Author: Khaled Al-Shamaa
Viewers: 153
Last month viewers: 57
Package: Al-Kashi
Read this article to learn more about this PHP package and examples of its application.
Contents
Introduction to Al-Kashi PHP Statistics Class
Example Data and Statistics
Summary Statistics
Statistical Graphics
Correlation, Regression, and t-Test
Distributions
Chi-square test or Contingency tables (A/B testing)
Diversity index
Analysis of Variance (ANOVA)
Cluster Analysis
Time Series Analysis
To-do list
Introduction to Al-Kashi PHP Statistics Class
The Al-Kashi is a project that can be used in applications that may incude an online log file analysis, advertising campaign statistics, or survey or voting results on-the-fly analysis.
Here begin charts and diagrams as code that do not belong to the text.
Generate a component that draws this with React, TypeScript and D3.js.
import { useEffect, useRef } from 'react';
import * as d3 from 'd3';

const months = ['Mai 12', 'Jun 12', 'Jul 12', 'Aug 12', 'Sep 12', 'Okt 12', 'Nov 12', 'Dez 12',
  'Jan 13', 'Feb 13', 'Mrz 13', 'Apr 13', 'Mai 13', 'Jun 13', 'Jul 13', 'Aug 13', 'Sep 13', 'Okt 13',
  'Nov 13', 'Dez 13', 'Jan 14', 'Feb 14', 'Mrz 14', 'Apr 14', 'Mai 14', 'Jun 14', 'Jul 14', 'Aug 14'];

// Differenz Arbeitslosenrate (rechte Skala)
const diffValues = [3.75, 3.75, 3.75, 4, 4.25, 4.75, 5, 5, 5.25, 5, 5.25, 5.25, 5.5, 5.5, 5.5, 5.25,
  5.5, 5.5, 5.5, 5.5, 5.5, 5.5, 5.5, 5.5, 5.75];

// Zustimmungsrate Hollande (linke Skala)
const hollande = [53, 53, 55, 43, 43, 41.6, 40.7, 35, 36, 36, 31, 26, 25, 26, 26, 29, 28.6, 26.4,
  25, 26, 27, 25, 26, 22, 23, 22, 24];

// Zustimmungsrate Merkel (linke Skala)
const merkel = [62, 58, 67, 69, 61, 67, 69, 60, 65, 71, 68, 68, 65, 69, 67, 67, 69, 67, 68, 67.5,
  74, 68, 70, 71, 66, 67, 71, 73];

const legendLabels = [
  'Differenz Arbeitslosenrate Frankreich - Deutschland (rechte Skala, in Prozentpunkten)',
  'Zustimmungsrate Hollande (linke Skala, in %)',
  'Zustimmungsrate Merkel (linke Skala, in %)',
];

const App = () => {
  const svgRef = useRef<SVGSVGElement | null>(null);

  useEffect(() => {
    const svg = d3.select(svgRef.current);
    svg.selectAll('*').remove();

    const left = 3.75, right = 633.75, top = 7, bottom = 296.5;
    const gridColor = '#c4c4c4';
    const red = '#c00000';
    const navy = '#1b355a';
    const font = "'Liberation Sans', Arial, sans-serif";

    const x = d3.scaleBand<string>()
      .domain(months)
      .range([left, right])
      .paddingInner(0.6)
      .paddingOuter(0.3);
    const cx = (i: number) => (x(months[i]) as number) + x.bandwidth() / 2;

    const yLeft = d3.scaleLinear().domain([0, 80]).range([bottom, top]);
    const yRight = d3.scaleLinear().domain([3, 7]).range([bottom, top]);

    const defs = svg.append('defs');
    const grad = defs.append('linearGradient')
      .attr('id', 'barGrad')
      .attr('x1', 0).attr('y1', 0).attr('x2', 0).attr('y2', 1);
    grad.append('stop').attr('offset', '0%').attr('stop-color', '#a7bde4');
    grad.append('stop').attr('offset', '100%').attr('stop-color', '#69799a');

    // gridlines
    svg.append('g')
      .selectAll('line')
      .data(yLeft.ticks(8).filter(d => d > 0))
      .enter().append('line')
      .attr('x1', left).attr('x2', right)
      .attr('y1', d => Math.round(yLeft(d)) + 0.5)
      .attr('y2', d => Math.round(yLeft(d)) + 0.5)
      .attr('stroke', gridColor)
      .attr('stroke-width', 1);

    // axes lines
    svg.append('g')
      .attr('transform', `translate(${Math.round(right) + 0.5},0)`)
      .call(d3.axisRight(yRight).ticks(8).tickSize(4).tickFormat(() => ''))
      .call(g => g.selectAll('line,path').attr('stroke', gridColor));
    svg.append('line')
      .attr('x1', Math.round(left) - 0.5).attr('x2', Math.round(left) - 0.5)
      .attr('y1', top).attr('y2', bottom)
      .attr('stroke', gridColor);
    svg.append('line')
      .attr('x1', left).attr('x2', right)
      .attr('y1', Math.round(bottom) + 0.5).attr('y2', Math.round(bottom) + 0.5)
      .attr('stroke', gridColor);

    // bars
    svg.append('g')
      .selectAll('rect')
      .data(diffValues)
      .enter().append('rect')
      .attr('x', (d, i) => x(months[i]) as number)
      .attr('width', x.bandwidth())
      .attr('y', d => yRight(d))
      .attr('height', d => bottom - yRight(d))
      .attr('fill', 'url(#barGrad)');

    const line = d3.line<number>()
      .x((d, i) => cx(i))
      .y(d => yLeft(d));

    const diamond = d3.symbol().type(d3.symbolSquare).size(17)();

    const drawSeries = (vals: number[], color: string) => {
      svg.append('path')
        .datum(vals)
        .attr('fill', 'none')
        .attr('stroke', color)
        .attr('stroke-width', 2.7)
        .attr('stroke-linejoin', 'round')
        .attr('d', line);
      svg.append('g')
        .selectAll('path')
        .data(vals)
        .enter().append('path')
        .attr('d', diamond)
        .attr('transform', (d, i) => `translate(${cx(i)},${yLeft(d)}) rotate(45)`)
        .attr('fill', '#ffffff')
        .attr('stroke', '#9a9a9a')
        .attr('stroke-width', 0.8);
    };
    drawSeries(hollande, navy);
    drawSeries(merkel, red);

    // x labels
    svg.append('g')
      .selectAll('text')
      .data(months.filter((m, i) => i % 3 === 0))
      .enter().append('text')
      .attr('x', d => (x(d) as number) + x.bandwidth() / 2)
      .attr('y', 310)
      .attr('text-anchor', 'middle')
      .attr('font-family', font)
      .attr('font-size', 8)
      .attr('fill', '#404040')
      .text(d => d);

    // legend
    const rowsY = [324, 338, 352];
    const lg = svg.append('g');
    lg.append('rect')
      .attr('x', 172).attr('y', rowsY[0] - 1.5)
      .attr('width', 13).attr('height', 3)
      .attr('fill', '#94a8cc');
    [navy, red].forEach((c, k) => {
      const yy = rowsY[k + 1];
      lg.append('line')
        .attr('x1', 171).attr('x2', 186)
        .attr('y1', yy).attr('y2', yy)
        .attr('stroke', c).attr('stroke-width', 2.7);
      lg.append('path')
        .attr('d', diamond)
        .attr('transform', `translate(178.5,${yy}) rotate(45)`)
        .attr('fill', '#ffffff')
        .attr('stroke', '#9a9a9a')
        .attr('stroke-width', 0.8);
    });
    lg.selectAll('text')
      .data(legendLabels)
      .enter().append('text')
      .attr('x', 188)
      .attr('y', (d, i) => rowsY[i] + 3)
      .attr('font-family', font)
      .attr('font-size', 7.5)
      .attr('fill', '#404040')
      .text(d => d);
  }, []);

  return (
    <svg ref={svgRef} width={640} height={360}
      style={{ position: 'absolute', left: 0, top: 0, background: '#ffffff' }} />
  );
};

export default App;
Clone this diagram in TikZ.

Example Data and Statistics
The data presented in this example was extracted from the 1974 Motor Trend US magazine. It comprises fuel consumption and 10 aspects of automobile design and performance for 32 cars 1973-74 models). You can download the example data file from here.
Description (Motor Trend Car Road Tests)
Format: A data frame with 32 observations on 12 variables.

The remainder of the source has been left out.